Copy out each line exactly; pictures stay out of the copy.

• Supplied data:

==*==

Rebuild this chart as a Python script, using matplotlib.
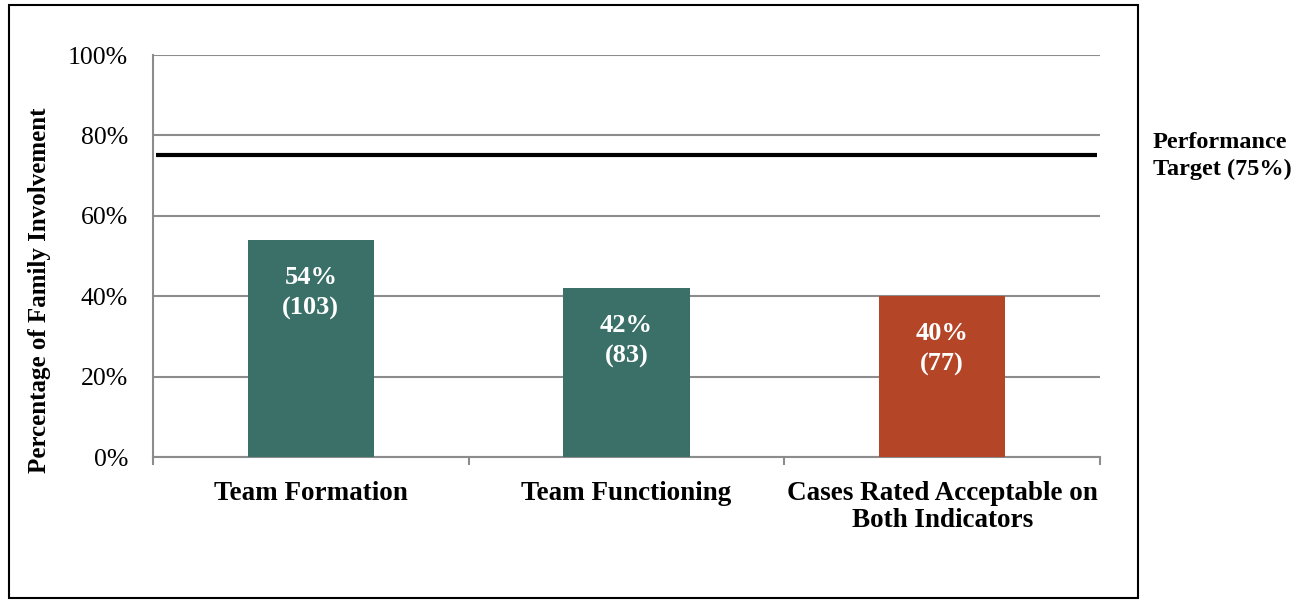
import matplotlib.pyplot as plt
from matplotlib.patches import Rectangle

# family involvement by indicator
categories = ["Team Formation", "Team Functioning",
              "Cases Rated Acceptable on\nBoth Indicators"]
percents = [54, 42, 40]
counts = [103, 83, 77]
bar_colors = ["#3A7068", "#3A7068", "#B54527"]
target = 75
yticks = [0, 20, 40, 60, 80, 100]

plt.rcParams['font.family'] = ['Liberation Serif', 'DejaVu Serif']

fig = plt.figure(figsize=(13.07, 6.0), dpi=100)
ax = fig.add_axes([153 / 1307, 1 - 457 / 600, 947 / 1307, 402 / 600])

x = list(range(len(categories)))
ax.bar(x, percents, width=0.4, color=bar_colors, zorder=3)
for xi, p, n in zip(x, percents, counts):
    ax.text(xi, p - 6.5, f"{p}%\n({n})", ha='center', va='top', color='white',
            fontsize=19, fontweight='bold', linespacing=1.4, zorder=4)

# target line
ax.plot([-0.49, 2.49], [target, target], color='black', lw=3, zorder=4,
        solid_capstyle='butt')

ax.set_xlim(-0.5, 2.5)
ax.set_ylim(0, 100)
ax.set_yticks(yticks)
ax.set_yticklabels([f"{t}%" for t in yticks], fontsize=18.5)
ax.yaxis.grid(True, color='#8c8c8c', lw=1.5, zorder=0)
ax.set_axisbelow(True)
ax.tick_params(axis='y', length=0, pad=18)

ax.set_xticks(x)
ax.set_xticklabels(categories, fontsize=19.5, fontweight='bold', linespacing=1.15)
ax.set_xticks([-0.5, 0.5, 1.5, 2.5], minor=True)
ax.tick_params(axis='x', which='major', length=0, pad=17)
ax.tick_params(axis='x', which='minor', length=6, color='#8c8c8c', width=1.5)

for s in ['top', 'right']:
    ax.spines[s].set_visible(False)
for s in ['left', 'bottom']:
    ax.spines[s].set_color('#8c8c8c')
    ax.spines[s].set_linewidth(1.5)

fig.text(40 / 1307, 1 - 290 / 600, "Percentage of Family Involvement",
         fontsize=18, fontweight='bold', rotation=90,
         ha='center', va='center')

fig.text(1153 / 1307, 1 - 156 / 600, "Performance\nTarget (75%)",
         fontsize=17.5, fontweight='bold', ha='left', va='center',
         linespacing=1.4)

# outer frame
fig.patches.append(Rectangle((9 / 1307, 2 / 600), 1129 / 1307, 593 / 600,
                             transform=fig.transFigure, fill=False,
                             edgecolor='black', lw=1.5))

fig.savefig("out.png", dpi=100)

==*==

• Task result:
Rebuild this chart as a Python script, using matplotlib.
import matplotlib.pyplot as plt
from matplotlib.patches import Rectangle

# family involvement by indicator
categories = ["Team Formation", "Team Functioning",
              "Cases Rated Acceptable on\nBoth Indicators"]
percents = [54, 42, 40]
counts = [103, 83, 77]
bar_colors = ["#3A7068", "#3A7068", "#B54527"]
target = 75
yticks = [0, 20, 40, 60, 80, 100]

plt.rcParams['font.family'] = ['Liberation Serif', 'DejaVu Serif']

fig = plt.figure(figsize=(13.07, 6.0), dpi=100)
ax = fig.add_axes([153 / 1307, 1 - 457 / 600, 947 / 1307, 402 / 600])

x = list(range(len(categories)))
ax.bar(x, percents, width=0.4, color=bar_colors, zorder=3)
for xi, p, n in zip(x, percents, counts):
    ax.text(xi, p - 6.5, f"{p}%\n({n})", ha='center', va='top', color='white',
            fontsize=19, fontweight='bold', linespacing=1.4, zorder=4)

# target line
ax.plot([-0.49, 2.49], [target, target], color='black', lw=3, zorder=4,
        solid_capstyle='butt')

ax.set_xlim(-0.5, 2.5)
ax.set_ylim(0, 100)
ax.set_yticks(yticks)
ax.set_yticklabels([f"{t}%" for t in yticks], fontsize=18.5)
ax.yaxis.grid(True, color='#8c8c8c', lw=1.5, zorder=0)
ax.set_axisbelow(True)
ax.tick_params(axis='y', length=0, pad=18)

ax.set_xticks(x)
ax.set_xticklabels(categories, fontsize=19.5, fontweight='bold', linespacing=1.15)
ax.set_xticks([-0.5, 0.5, 1.5, 2.5], minor=True)
ax.tick_params(axis='x', which='major', length=0, pad=17)
ax.tick_params(axis='x', which='minor', length=6, color='#8c8c8c', width=1.5)

for s in ['top', 'right']:
    ax.spines[s].set_visible(False)
for s in ['left', 'bottom']:
    ax.spines[s].set_color('#8c8c8c')
    ax.spines[s].set_linewidth(1.5)

fig.text(40 / 1307, 1 - 290 / 600, "Percentage of Family Involvement",
         fontsize=18, fontweight='bold', rotation=90,
         ha='center', va='center')

fig.text(1153 / 1307, 1 - 156 / 600, "Performance\nTarget (75%)",
         fontsize=17.5, fontweight='bold', ha='left', va='center',
         linespacing=1.4)

# outer frame
fig.patches.append(Rectangle((9 / 1307, 2 / 600), 1129 / 1307, 593 / 600,
                             transform=fig.transFigure, fill=False,
                             edgecolor='black', lw=1.5))

fig.savefig("out.png", dpi=100)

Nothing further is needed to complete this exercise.